# Task goal
Retype the opening lines of the listing below, ending with the line that contains "ax.set_xticklabels(['0.0', '0.1', '0.2', '0.3', '0.4', '0.5'])", and leave out any pictures.

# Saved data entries
>> BEGIN

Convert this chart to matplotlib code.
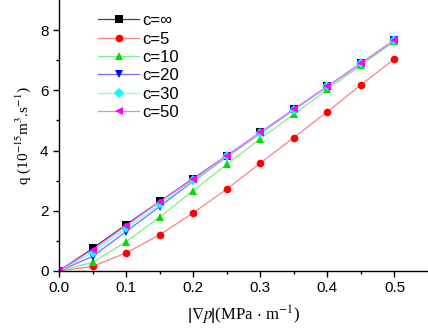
import numpy as np
import matplotlib
matplotlib.use("Agg")
import matplotlib.pyplot as plt

plt.rcParams['font.family'] = ['Liberation Sans', 'DejaVu Sans']
plt.rcParams['mathtext.fontset'] = 'stix'

grad_p = [0.0, 0.05, 0.1, 0.15, 0.2, 0.25, 0.3, 0.35, 0.4, 0.45, 0.5]

q_inf = [0.0, 0.75, 1.54, 2.31, 3.07, 3.83, 4.60, 5.37, 6.13, 6.90, 7.67]
q_5 = [0.0, 0.15, 0.60, 1.20, 1.93, 2.72, 3.58, 4.43, 5.29, 6.18, 7.04]
q_10 = [0.0, 0.29, 0.97, 1.79, 2.67, 3.54, 4.39, 5.20, 6.03, 6.83, 7.63]
q_20 = [0.0, 0.48, 1.31, 2.14, 2.98, 3.79, 4.57, 5.35, 6.12, 6.89, 7.66]
q_30 = [0.0, 0.61, 1.42, 2.22, 3.01, 3.81, 4.59, 5.36, 6.13, 6.90, 7.67]
q_50 = [0.0, 0.70, 1.50, 2.30, 3.05, 3.83, 4.60, 5.37, 6.13, 6.90, 7.67]

# (data, label, marker colour, line colour, marker)
series = [
    (q_inf, 'c=∞', 'black', '#404040', 's'),
    (q_5, 'c=5', 'red', '#ff8080', 'o'),
    (q_10, 'c=10', '#00e000', '#80f080', '^'),
    (q_20, 'c=20', 'blue', '#7070ff', 'v'),
    (q_30, 'c=30', 'cyan', '#70ffff', 'D'),
    (q_50, 'c=50', 'magenta', '#ff70ff', '<'),
]

fig = plt.figure(figsize=(4.28, 3.31), dpi=100)
ax = fig.add_axes([59/428, 1 - 271/331, 369/428, 271/331])

for q, lab, mc, lc, mk in series:
    ms = 4.8 if mk == 'D' else 5.5
    ax.plot(grad_p, q, color=lc, lw=0.9, marker=mk, markersize=ms,
            markerfacecolor=mc, markeredgewidth=0, label=lab)

ax.set_xlim(0, 0.55)
ax.set_ylim(0, 9)
ax.set_xticks([0.0, 0.1, 0.2, 0.3, 0.4, 0.5])
ax.set_xticks(np.arange(0.05, 0.55, 0.1), minor=True)
ax.set_yticks([0, 2, 4, 6, 8])
ax.set_yticks([1, 3, 5, 7], minor=True)
ax.set_xticklabels(['0.0', '0.1', '0.2', '0.3', '0.4', '0.5'])

for s in ['top', 'right']:
    ax.spines[s].set_visible(False)
for s in ['left', 'bottom']:
    ax.spines[s].set_linewidth(1.0)
ax.tick_params(which='major', direction='out', length=4.5, width=1.0,
               labelsize=11, pad=3)
ax.tick_params(which='minor', direction='out', length=2.5, width=1.0)

ax.set_xlabel(r'$\left|\nabla p\genfrac{}{}{0}{}{\ }{\ }\!\!\!\right|$(MPa$\,\cdot\,$m$^{\mathrm{-1}}$)',
              fontsize=12, family='Liberation Serif', labelpad=6)
ax.set_ylabel(r'q (10$^{\mathrm{-15}}$m$^{\mathrm{3}}$.s$^{\mathrm{-1}}$)',
              fontsize=11, family='Liberation Serif', labelpad=5)

ax.legend(loc='upper left', bbox_to_anchor=(0.07, 1.0), frameon=False,
          fontsize=12, handlelength=2.45, handletextpad=0.2,
          labelspacing=0.2, borderpad=0.3)

fig.savefig('out.png', dpi=100)
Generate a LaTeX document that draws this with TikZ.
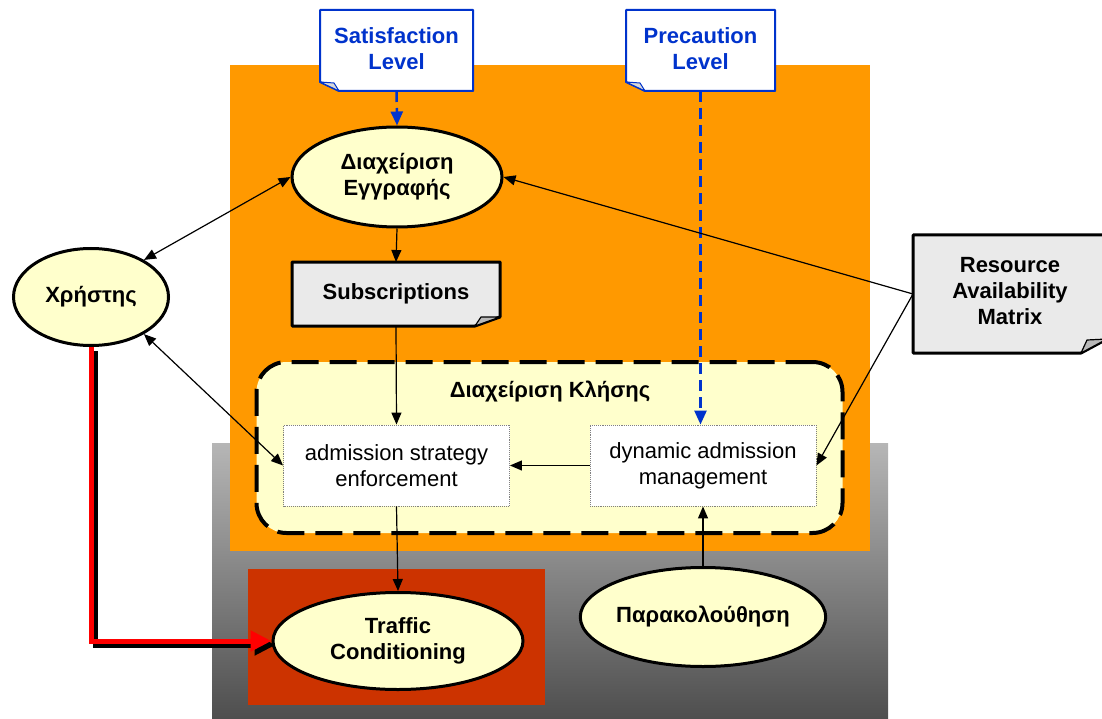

>> END

# Problem solution
Convert this chart to matplotlib code.
import numpy as np
import matplotlib
matplotlib.use("Agg")
import matplotlib.pyplot as plt

plt.rcParams['font.family'] = ['Liberation Sans', 'DejaVu Sans']
plt.rcParams['mathtext.fontset'] = 'stix'

grad_p = [0.0, 0.05, 0.1, 0.15, 0.2, 0.25, 0.3, 0.35, 0.4, 0.45, 0.5]

q_inf = [0.0, 0.75, 1.54, 2.31, 3.07, 3.83, 4.60, 5.37, 6.13, 6.90, 7.67]
q_5 = [0.0, 0.15, 0.60, 1.20, 1.93, 2.72, 3.58, 4.43, 5.29, 6.18, 7.04]
q_10 = [0.0, 0.29, 0.97, 1.79, 2.67, 3.54, 4.39, 5.20, 6.03, 6.83, 7.63]
q_20 = [0.0, 0.48, 1.31, 2.14, 2.98, 3.79, 4.57, 5.35, 6.12, 6.89, 7.66]
q_30 = [0.0, 0.61, 1.42, 2.22, 3.01, 3.81, 4.59, 5.36, 6.13, 6.90, 7.67]
q_50 = [0.0, 0.70, 1.50, 2.30, 3.05, 3.83, 4.60, 5.37, 6.13, 6.90, 7.67]

# (data, label, marker colour, line colour, marker)
series = [
    (q_inf, 'c=∞', 'black', '#404040', 's'),
    (q_5, 'c=5', 'red', '#ff8080', 'o'),
    (q_10, 'c=10', '#00e000', '#80f080', '^'),
    (q_20, 'c=20', 'blue', '#7070ff', 'v'),
    (q_30, 'c=30', 'cyan', '#70ffff', 'D'),
    (q_50, 'c=50', 'magenta', '#ff70ff', '<'),
]

fig = plt.figure(figsize=(4.28, 3.31), dpi=100)
ax = fig.add_axes([59/428, 1 - 271/331, 369/428, 271/331])

for q, lab, mc, lc, mk in series:
    ms = 4.8 if mk == 'D' else 5.5
    ax.plot(grad_p, q, color=lc, lw=0.9, marker=mk, markersize=ms,
            markerfacecolor=mc, markeredgewidth=0, label=lab)

ax.set_xlim(0, 0.55)
ax.set_ylim(0, 9)
ax.set_xticks([0.0, 0.1, 0.2, 0.3, 0.4, 0.5])
ax.set_xticks(np.arange(0.05, 0.55, 0.1), minor=True)
ax.set_yticks([0, 2, 4, 6, 8])
ax.set_yticks([1, 3, 5, 7], minor=True)
ax.set_xticklabels(['0.0', '0.1', '0.2', '0.3', '0.4', '0.5'])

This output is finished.